* [The request] Search the listing for "with" and copy every line where it appears.

"""

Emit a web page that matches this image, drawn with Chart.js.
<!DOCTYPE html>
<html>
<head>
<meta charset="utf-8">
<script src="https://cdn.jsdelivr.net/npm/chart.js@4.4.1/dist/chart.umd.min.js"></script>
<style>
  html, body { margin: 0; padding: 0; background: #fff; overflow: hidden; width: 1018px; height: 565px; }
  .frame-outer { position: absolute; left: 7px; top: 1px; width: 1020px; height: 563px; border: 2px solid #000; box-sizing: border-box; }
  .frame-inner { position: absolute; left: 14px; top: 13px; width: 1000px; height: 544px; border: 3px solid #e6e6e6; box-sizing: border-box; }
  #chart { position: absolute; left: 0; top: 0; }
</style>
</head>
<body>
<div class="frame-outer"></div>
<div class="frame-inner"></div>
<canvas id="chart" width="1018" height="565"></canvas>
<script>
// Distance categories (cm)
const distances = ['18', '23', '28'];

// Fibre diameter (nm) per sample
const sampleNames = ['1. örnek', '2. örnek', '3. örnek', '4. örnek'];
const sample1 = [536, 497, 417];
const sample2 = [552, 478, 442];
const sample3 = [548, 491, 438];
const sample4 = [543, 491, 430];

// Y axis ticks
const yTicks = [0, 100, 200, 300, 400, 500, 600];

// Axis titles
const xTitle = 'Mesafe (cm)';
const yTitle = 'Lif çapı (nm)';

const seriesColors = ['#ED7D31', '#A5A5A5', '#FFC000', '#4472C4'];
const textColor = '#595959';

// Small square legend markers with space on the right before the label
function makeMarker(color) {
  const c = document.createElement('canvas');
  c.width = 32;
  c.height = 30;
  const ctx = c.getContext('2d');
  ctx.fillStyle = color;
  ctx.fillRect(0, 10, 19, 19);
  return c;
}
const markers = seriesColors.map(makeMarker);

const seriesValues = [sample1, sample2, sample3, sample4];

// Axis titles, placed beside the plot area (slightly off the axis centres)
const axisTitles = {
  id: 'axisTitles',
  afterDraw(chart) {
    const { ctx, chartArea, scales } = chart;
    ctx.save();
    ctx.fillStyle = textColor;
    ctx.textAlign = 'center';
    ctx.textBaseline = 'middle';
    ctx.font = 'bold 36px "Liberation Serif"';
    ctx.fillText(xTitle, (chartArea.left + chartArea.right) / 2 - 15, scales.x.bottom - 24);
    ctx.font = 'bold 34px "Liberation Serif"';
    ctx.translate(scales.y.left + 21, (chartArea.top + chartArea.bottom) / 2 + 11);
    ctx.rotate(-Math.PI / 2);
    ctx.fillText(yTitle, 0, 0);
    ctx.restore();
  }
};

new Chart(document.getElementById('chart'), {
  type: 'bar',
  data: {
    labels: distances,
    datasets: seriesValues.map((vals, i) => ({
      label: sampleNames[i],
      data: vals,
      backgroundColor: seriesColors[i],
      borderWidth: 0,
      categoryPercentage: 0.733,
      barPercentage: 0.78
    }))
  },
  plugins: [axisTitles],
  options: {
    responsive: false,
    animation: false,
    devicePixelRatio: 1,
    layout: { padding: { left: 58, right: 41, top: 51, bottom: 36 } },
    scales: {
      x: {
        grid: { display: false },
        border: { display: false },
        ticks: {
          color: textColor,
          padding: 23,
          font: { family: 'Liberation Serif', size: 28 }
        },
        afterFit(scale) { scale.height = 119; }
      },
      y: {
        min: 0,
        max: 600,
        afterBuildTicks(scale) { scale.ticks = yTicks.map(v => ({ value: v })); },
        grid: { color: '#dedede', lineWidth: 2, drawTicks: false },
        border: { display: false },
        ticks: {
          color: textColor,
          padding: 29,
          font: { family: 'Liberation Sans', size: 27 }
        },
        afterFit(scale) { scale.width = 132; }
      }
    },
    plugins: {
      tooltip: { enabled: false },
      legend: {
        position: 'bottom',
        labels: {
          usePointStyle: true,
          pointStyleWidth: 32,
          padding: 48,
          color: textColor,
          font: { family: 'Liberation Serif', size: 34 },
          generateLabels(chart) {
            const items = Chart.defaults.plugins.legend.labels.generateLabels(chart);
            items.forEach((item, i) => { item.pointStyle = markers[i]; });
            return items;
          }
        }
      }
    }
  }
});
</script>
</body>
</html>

"""

* [Solution]
Emit a web page that matches this image, drawn with Chart.js.
// Small square legend markers with space on the right before the label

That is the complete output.